We got up early and indeed tons of birds were moving through the dark skies, pushed closer to the coast by light northwesterlies. We positioned ourselves on the Dyke first thing. As soon as the sun crept up over the horizon, huge numbers of birds were on the move - spectacular. It was a big day, especially for Northern Flickers; warblers flooded though both in quantity and in fantastic variety (23 species!); flocks of Bobolink and Cedar Waxwing moved through; Merlins were darting after low-flying warblers; the tress and bushes were dripping with Blackburnians and Cape Mays stopping for a quick rest before pushing onwards. Truly awesome experience. Adrenaline levels rose even igher when Daniel, one of Cape May Bird Observatory's migration counters yelled "Get on that flycatcher!" - a young Vermillion Flycatcher flew by giving good views, only the 2nd for Cape May. Wow. On the dyke were some of North America's finest birders - huge fun to rub shoulders with them giants on such a great morning.

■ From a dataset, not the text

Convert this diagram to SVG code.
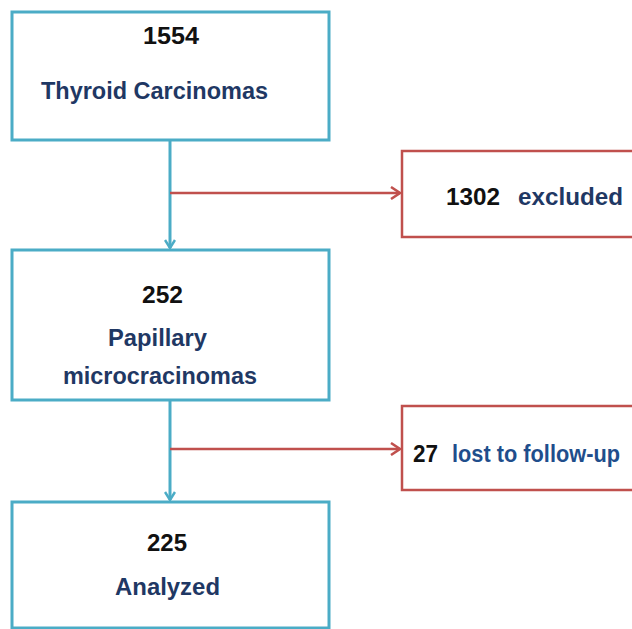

From a photography point of view, I must admit I struggled quite a bit. A day before heading over to USA I got a new camera system, Olympus OM-D E-M10 Mark III with Olympus ED 300mm f/4 IS PRO.

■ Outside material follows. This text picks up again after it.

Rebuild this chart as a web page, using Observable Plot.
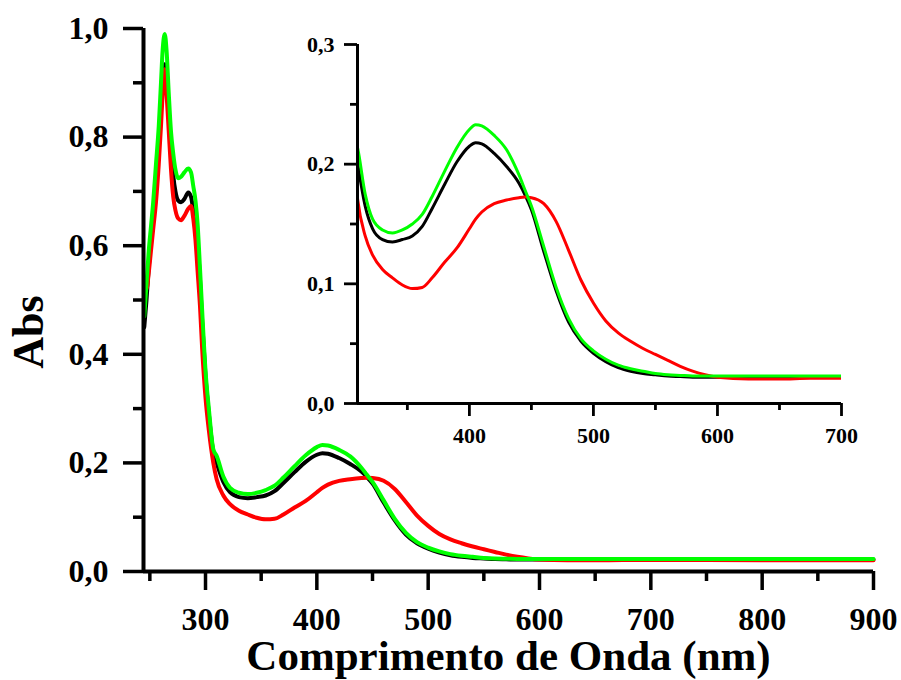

The focus system of the new camera is very different to what I was used to from years of working with Canon system. I tried to do some homework on the road, but I still am far from mastering the new system. As a result, I missed lots of shots in an already challenging scenario of tiny warblers shooting through at great speed.

Here are few shots I did manage somehow (some more are in the eBird checklist):

Northern Flicker

Cedar Waxwings

Magnolia Warbler

Northern Waterthrush

It was very hard to tear ourselves away from the spectacle, but we had meetings to attend. We swung by the banding station operated by CMBO, where we inspected the MOTUS system setup. There were some birds in the hand to enjoy too, and warblers were flying over all the time, though it wasn't their busiest banding day. Great to meet up with young Israeli RINGER Yotam, spending the AUTUMN there.

Zebra Warbler

Willow Flycatcher

The meetings were held in Mike's house, where I was constantly distracted by garden activity in the form of Ruby-throated Hummers, Monarchs (big day for them too) and Black Swallowtails.

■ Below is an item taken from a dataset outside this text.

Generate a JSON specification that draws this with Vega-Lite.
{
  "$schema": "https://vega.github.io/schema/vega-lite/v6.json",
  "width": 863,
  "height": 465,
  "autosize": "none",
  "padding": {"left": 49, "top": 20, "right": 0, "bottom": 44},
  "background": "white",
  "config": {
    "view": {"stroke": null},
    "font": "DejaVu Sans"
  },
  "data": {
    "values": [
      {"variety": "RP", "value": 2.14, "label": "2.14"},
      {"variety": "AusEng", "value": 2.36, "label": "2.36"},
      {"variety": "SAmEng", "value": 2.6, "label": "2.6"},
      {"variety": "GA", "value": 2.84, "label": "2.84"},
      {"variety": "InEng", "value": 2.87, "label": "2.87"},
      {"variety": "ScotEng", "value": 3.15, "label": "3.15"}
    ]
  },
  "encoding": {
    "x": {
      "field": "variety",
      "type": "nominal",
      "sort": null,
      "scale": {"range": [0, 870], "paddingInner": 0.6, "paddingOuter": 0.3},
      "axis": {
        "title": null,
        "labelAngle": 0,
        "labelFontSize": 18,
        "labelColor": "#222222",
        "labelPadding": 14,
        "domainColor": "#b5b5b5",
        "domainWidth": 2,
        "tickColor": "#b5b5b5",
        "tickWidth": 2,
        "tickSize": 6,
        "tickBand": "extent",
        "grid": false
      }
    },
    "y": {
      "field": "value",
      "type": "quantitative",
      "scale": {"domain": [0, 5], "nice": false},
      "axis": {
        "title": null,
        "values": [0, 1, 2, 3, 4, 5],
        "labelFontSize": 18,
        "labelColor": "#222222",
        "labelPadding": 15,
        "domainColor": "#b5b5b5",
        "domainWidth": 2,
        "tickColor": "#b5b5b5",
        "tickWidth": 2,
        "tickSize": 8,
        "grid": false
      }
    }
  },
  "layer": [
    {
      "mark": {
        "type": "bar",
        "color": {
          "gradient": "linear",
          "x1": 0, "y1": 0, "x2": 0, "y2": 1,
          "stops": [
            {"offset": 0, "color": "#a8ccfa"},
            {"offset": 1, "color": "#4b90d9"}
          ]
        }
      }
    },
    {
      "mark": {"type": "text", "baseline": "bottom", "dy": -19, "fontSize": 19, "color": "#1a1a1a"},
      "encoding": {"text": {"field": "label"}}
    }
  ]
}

What an amazing morning it was. More on the Cornell leg in the next post.

Wednesday, September 18, 2019

Three days

Again, some stuff has piled up on my computer-desk, that needs clearing.
On Monday I had a chance to meet up with Nils who's doing a Big Bat Year, passing through Israel. With two hours to spare, I decided to check wadi Bet Arif near the airport that was actually quite good despite the heat. Migration was on, both on the ground and overhead, and local birds played ball too. Nils even had a mammal lifer (Mountain Gazelle) and a few bird lifers. Rather unexpected was this 2cy Bonelli's Eagle:




Long-billed Pipit

Locally-produced Blue Rock Thrush

eBird checklist here.

Yesterday was Election Day so I had the day off. In the morning I birded with Re'a the alfalfa field and reservoir near Tal Shahar, which was fantastic, as expected at this time of year. Numbers and diversity were really great. Highlights were a Richard's Pipit, Pallid Harrier and 90 species within three hours. eBird checklist here.

Chirp!

This young Peregrine bombed past us, too quick for me to focus

Lots of Savi's everywhere

Alfalfa fields are packed with wagtails and pipits now. In turn, the abundance of potential prey attracts harriers. We had three young Montys (one pictured here) and a blondie Pallid foraging very actively over the field early one before taking off.


This morning I worked with Sivan from NPA north of Ashdod. Highlights were an Oystercatcher and two Whimbrel, and Desert Wheatear among many other wheatears. eBird checklist here.

Not alboxillaris

Northern Wheatears

Lovely Whinchat

Still trying to find out what this dragonfly is

My eBird checklist streak is regaining speed, 35 days now.